We asked Rupert Grint if there were any scenes in the film that were difficult for the actor to do emotionally? "Yeah, in this film it was the first time I really had to be emotional, especially when Ron loses his brother. That was quite a big scene with the whole Weasley family. It was a depressing scene to do because you've got Fred lying on the floor and it's quite shocking because it's a character we've associated with jokes and mucking about. It's quite horrible. There have been a lot of heavy, emotional scenes like that," he explained. Finally, we asked the actor if there were any souvenirs from the film series that the actor would like to "hypothetically" take home with him after the production wraps. "Hypothetically, of course. I'd like the Night Bus. It's on the runway and no one's really doing anything with it. I'm going to keep an eye on it," he joked. "I've got a tie and one of the chess pieces. I'd like to keep the wand. That would be quite a cool thing to take."
Next, we spoke with director David Yates who when it is all said and done will have directed the last half of the entire film series. He began directing the franchise with the forth film Harry Potter and the Order of the Phoenix and continued by following that up with Harry Potter and the Half-Blood Prince, Harry Potter and the Deathly Hallows: Part I, and now Harry Potter and the Deathly Hallows: Part II. Since Part II is expected to be more of a war story, we asked the director to discuss how he crafted the film's battle scenes. "I think the notion that you are in the middle of this entire wizard fight is exciting so it feels very visceral. I did a wizard battle at the end of Order of the Phoenix and it was the first wizard battle between Dumbledore and Voldemort. What I really loved was the kinetic power of that exchange because the magic I had seen at that point had always been pretty and clean."
"I thought that if you had two really powerful wizards going at it that it would be extraordinarily powerful and frightening as well," David Yates continued. "So there are moments in this battle, which are very visceral and frightening and percussive I would say. Ultimately, the battle and the magical fighting is a counter point and that is where we differ from the book a little bit. I felt that in the book, and the earlier drafts of the scripts before we worked them out, there was an opportunity to be had counter pointing Harry's desperate race for the Horcrux with the Dark Lord's ever encroaching ability to kill everyone in the school, so there is this race against time. So we counter pointed these two strands. There is this battle there but I think the more interesting element of it is Harry's search and discovery that he himself is a Horcrux."
Finally, we asked the director if he has to get author J.K. Rowling's approval when he adds a scene to the film that is not in the original book. "We present something and obviously send her a script.
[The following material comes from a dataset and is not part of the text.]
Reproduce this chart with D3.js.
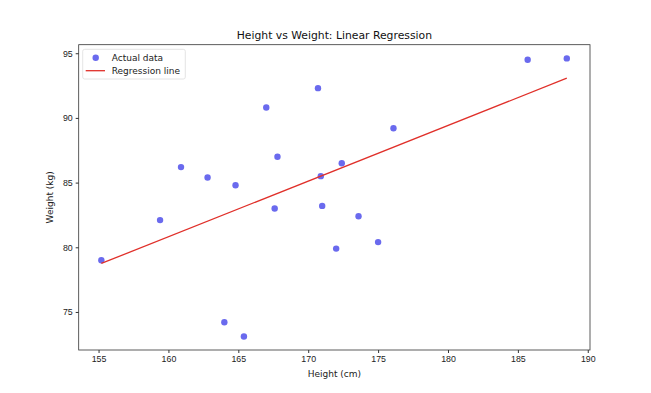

There is a scene in Part I where Hermione wipes her parents memory. Now in the book J.K. alludes to that but she doesn't actually show it. I wanted to show it on film because I thought it would be a very interesting thing," Yates explained. "We've never seen Hermione's home or her parents and to just lift up a wand and do that when her parents are watching television would be weird, odd, interesting and surprising. J.K. loved that notion, but of course she came up with the original idea. The other things that we would put in, she's always been incredibly supportive of. She's always been really helpful, kind and she's not always involved in the inception of them but she's read them in the script and she's generally really sweet."
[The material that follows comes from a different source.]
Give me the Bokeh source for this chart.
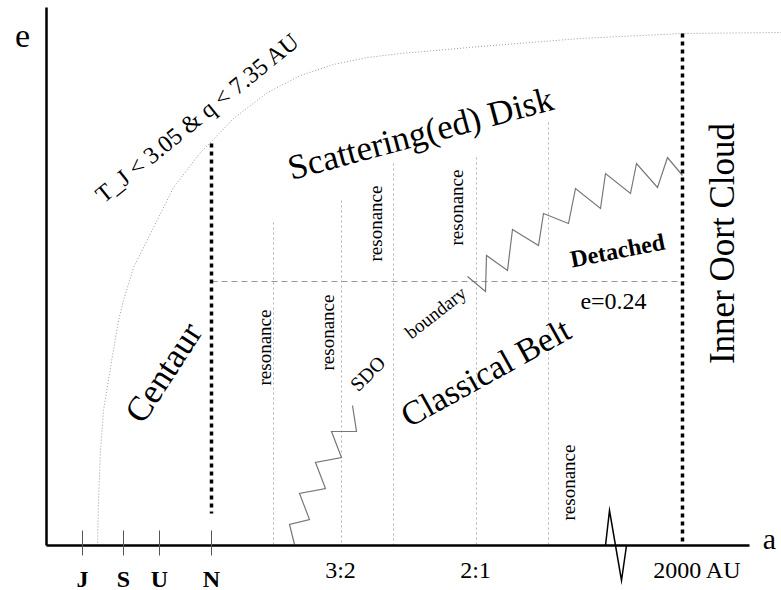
import math
from bokeh.plotting import figure
from bokeh.models import Range1d
from bokeh.core.properties import value
from bokeh.embed import file_html
from bokeh.resources import INLINE

# ---- schematic data (screen-like units: x to the right, y downward) ----
# planet ticks on the a-axis
planet_x = [82, 123, 159, 211]
planet_labels = ["J", "S", "U", "N"]
# other a-axis labels (no tick marks)
axis_label_x = [340, 475, 697]
axis_labels = ["3:2", "2:1", "2000 AU"]

# T_J < 3.05 & q < 7.35 AU boundary (dotted curve)
curve_x = [97, 98, 100, 103, 110, 118, 123, 133, 150, 173, 200, 212, 233, 267, 300, 333, 367, 400, 480, 580, 682, 781]
curve_y = [545, 500, 450, 410, 367, 320, 300, 267, 233, 187, 152, 140, 118, 92, 75, 64, 57, 53, 46, 38, 33, 32]

# resonance lines (thin dotted)
res_x = [273, 341, 393, 476, 548]
res_top = [222, 200, 163, 157, 122]
res_label_x = [264, 327, 375, 456, 568]
res_label_y = [347, 332, 223, 207, 482]

# e = 0.24 level
e24_y = 281
# Neptune line and Inner Oort Cloud line (thick dotted)
nep_x, nep_top, nep_bot = 211, 143, 513
oort_x, oort_top = 682, 33

# SDO boundary zigzag (lower)
sdo_x = [294, 289, 309, 299, 325, 315, 341, 331, 356, 352]
sdo_y = [544, 524, 519, 493, 488, 462, 457, 431, 431, 405]
# detached boundary zigzag (upper)
det_x = [467, 485, 486, 507, 512, 538, 543, 568, 575, 600, 605, 630, 636, 657, 667, 682]
det_y = [276, 291, 255, 270, 229, 245, 213, 223, 188, 208, 173, 193, 163, 187, 157, 175]

# axis break
brk_x = [605, 609, 621, 626]
brk_y = [545, 510, 580, 545]

# axes
origin_x, origin_y = 46, 545
yaxis_top = 7
xaxis_end = 749

# region labels: text, x, y, angle(deg), size(px), style
labels = [
    ("e", 22, 35, 0, 34, "normal"),
    ("a", 769, 538, 0, 30, "normal"),
    ("T_J < 3.05 & q < 7.35 AU", 197, 117, 39, 24, "normal"),
    ("Scattering(ed) Disk", 420, 133, 15, 35, "normal"),
    ("Centaur", 163, 372, 57, 35, "normal"),
    ("Classical Belt", 485, 372, 29, 34, "normal"),
    ("Inner Oort Cloud", 722, 243, 90, 35, "normal"),
    ("Detached", 617, 250, 11, 24, "bold"),
    ("e=0.24", 613, 300, 0, 24, "normal"),
    ("SDO", 367, 373, 45, 20, "normal"),
    ("boundary", 435, 312, 38, 19, "normal"),
]

W, H = 781, 590
FONT = value("Liberation Serif")


def Y(v):
    if isinstance(v, (list, tuple)):
        return [H - t for t in v]
    return H - v


p = figure(width=W, height=H, x_range=Range1d(0, W), y_range=Range1d(0, H),
           output_backend="svg", toolbar_location=None, min_border=0)
p.axis.visible = False
p.grid.visible = False
p.outline_line_color = None
p.background_fill_color = "white"
p.border_fill_color = "white"

# dotted curve
p.line(curve_x, Y(curve_y), line_color="#999999", line_width=1, line_dash="1 2")

# resonance lines
p.segment(x0=res_x, y0=Y(res_top), x1=res_x, y1=[Y(origin_y)] * len(res_x),
          line_color="#b0b0b0", line_width=1, line_dash="2 3")

# e=0.24 dashed line
p.segment(x0=[nep_x], y0=[Y(e24_y)], x1=[oort_x], y1=[Y(e24_y)],
          line_color="#999999", line_width=1, line_dash="6 4")

# zigzags
p.line(sdo_x, Y(sdo_y), line_color="#777777", line_width=1.2, line_join="miter")
p.line(det_x, Y(det_y), line_color="#777777", line_width=1.2, line_join="miter")

# thick dotted lines
p.segment(x0=[nep_x, oort_x], y0=[Y(nep_top), Y(oort_top)], x1=[nep_x, oort_x], y1=[Y(nep_bot), Y(origin_y)],
          line_color="black", line_width=3.5, line_dash="4 4")

# axes
p.segment(x0=[origin_x, origin_x], y0=[Y(origin_y), Y(origin_y)], x1=[origin_x, xaxis_end], y1=[Y(yaxis_top), Y(origin_y)],
          line_color="black", line_width=2.5)

# planet ticks
p.segment(x0=planet_x, y0=[Y(530)] * 4, x1=planet_x, y1=[Y(555)] * 4, line_color="#555555", line_width=1)

# axis break
p.line(brk_x, Y(brk_y), line_color="black", line_width=1.5, line_join="miter")

# tick labels
p.text(x=planet_x, y=[Y(578)] * 4, text=planet_labels, text_font=FONT, text_font_size="24px",
       text_font_style="bold", text_align="center", text_baseline="middle", text_color="black")
p.text(x=axis_label_x, y=[Y(569)] * 3, text=axis_labels, text_font=FONT, text_font_size="24px",
       text_align="center", text_baseline="middle", text_color="black")

# resonance labels
p.text(x=res_label_x, y=Y(res_label_y), text=["resonance"] * 5, angle=math.pi / 2, text_font=FONT,
       text_font_size="19px", text_align="center", text_baseline="middle", text_color="black")

for t, x, y, ang, size, style in labels:
    p.text(x=[x], y=[Y(y)], text=[t], angle=math.radians(ang), text_font=FONT,
           text_font_size=f"{size}px", text_font_style=style, text_align="center",
           text_baseline="middle", text_color="black")

open("out.html", "w").write(file_html(p, INLINE))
Last but not least, we spoke to Harry himself ... actor Daniel Radcliffe. We started off by asking the young actor if he could share his memories of reading the final book for the first time. "I obviously loved the seventh book kind of as much as everybody else did. I was reading it actually at a cricket match because it came out two days before my eighteenth birthday and I was going to a match for my birthday. So I was going around for two days without having read it where everybody else was reading it," he explained. "So it was a two-day-long struggle to beg not to be told the ending. I did actually manage to do that and then yeah, I remember finishing it on the plane and just becoming very emotional," admitted Daniel Radcliffe. "I found it to be a very moving book. The epilogue was something that I liked. I know not everybody did, but it was actually something I didn't have a problem with. It's tying together all those loose ends. Because the thing is, what people don't realize about the epilogue is I think that if Jo Rowling hadn't written that epilogue can you imagine being her for the rest of her life and having to cope with questions about what did Harry go on to do? She has to give something to just I think shut people up aside from everything else, you know, to give some conclusion."
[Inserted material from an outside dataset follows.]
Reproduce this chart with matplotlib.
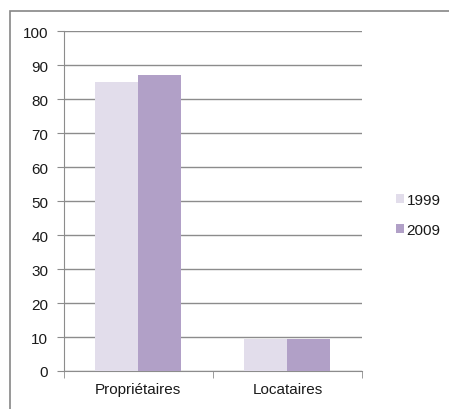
import matplotlib
matplotlib.use("Agg")
import matplotlib.pyplot as plt
from matplotlib.patches import Rectangle
import numpy as np

categories = ["Propriétaires", "Locataires"]
series_names = ["1999", "2009"]
values_1999 = [85, 9.5]
values_2009 = [87, 9.5]
colors = ["#E2DDEB", "#B1A0C7"]

plt.rcParams['font.family'] = ['Liberation Sans', 'DejaVu Sans']

W, H = 449, 410
fig = plt.figure(figsize=(W/100, H/100), dpi=100)

# outer frame (cut at right and bottom)
fig.patches.append(Rectangle((10/W, -0.05), 1.2, (H-12)/H + 0.05, transform=fig.transFigure,
                             fill=False, edgecolor="#868686", linewidth=1.2))

ax_left, ax_right = 63.5, 362
ax_top, ax_bottom = 32, 372
ax = fig.add_axes([ax_left/W, 1 - ax_bottom/H, (ax_right-ax_left)/W, (ax_bottom-ax_top)/H])

x = np.arange(len(categories))
bw = 0.288
ax.bar(x - bw/2, values_1999, bw, color=colors[0], label=series_names[0], zorder=3)
ax.bar(x + bw/2, values_2009, bw, color=colors[1], label=series_names[1], zorder=3)

ax.set_xlim(-0.5, 1.5)
ax.set_ylim(0, 100)
ax.set_yticks(range(0, 101, 10))
ax.yaxis.grid(True, color="#8C8C8C", linewidth=1.0, zorder=0)
ax.set_axisbelow(True)
for s in ["top", "right"]:
    ax.spines[s].set_visible(False)
ax.spines["left"].set_color("#8C8C8C")
ax.spines["bottom"].set_color("#8C8C8C")
ax.tick_params(axis="y", length=5, color="#8C8C8C", labelsize=11, pad=6, labelcolor="#1a1a1a")
ax.tick_params(axis="x", length=0, labelsize=11, pad=8, labelcolor="#1a1a1a")
ax.set_xticks(x)
ax.set_xticklabels(categories)
# category boundary ticks
ax.set_xticks([-0.5, 0.5, 1.5], minor=True)
ax.tick_params(axis="x", which="minor", length=5, color="#8C8C8C")

leg = fig.legend(loc="upper left", bbox_to_anchor=(396/W, 1 - 194/H), frameon=False,
                 fontsize=11, handlelength=0.55, handleheight=0.55, handletextpad=0.15,
                 labelspacing=1.05, borderpad=0, borderaxespad=0)
for t in leg.get_texts():
    t.set_color("#1a1a1a")

fig.savefig("out.png", dpi=100)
"I mean the whole series for me is about loss of innocence and about Harry going from this kind of wide-eyed child and turning into this slightly grizzled young man by the end of it," continued Daniel Radcliffe. "Although as I was saying to people the other day, it is essential that he does not turn into a man necessarily in the film. What makes all that fight stuff at the end so powerful and so kind of horrible to watch is the fact that you're seeing a kid get beaten up by a very strong, very angry man." We followed up by asking Daniel Radcliffe to talk about filming the pivotal scene where Harry walks into the forest with Voldermort, knowing that he will probably die. "See that was interesting because that was like one of my favorite scenes. That and one other scene that is at the King's Cross in the afterlife, which is limbo with Dumbledore. Yeah those were the two things I was most looking forward to filming," he said.
"As with everything that you place great significance on, one tends to put so much pressure on yourself," Daniel Radcliffe continued. "I think pressure is a good thing and it's good to be able to feel it, use it and experience the feeling of it. Especially if you can get past it, but for some reason on that scene, on that day I so wanted it to be good. I was probably trying almost too much, too many different things. It was a really good scene and its lovely having Gary Oldman back because there was some really, really nice moments in it but it was hard. It was really, really hard work but I suppose simply because of the expectations I placed on myself." Finally, we followed up by asking Daniel Radcliffe if preparing for the death scene made him consider his own mortality. "I don't know? I'm possibly a very morbid person but I think about death a lot," he confessed. "I mean I don't know. I don't know if it's maybe from being on these films, often playing Harry, or I just think it's a natural thing that I have, I guess. It's something that I think about just because it's fascinating in a very alien kind of way because I've never...I had one relative who passed away but fortunately none others. So my sort of experience of it is quite limited, thankfully. But yeah, in that scene yes, absolutely because when you're faced with death presumably that's all you can think about I suppose."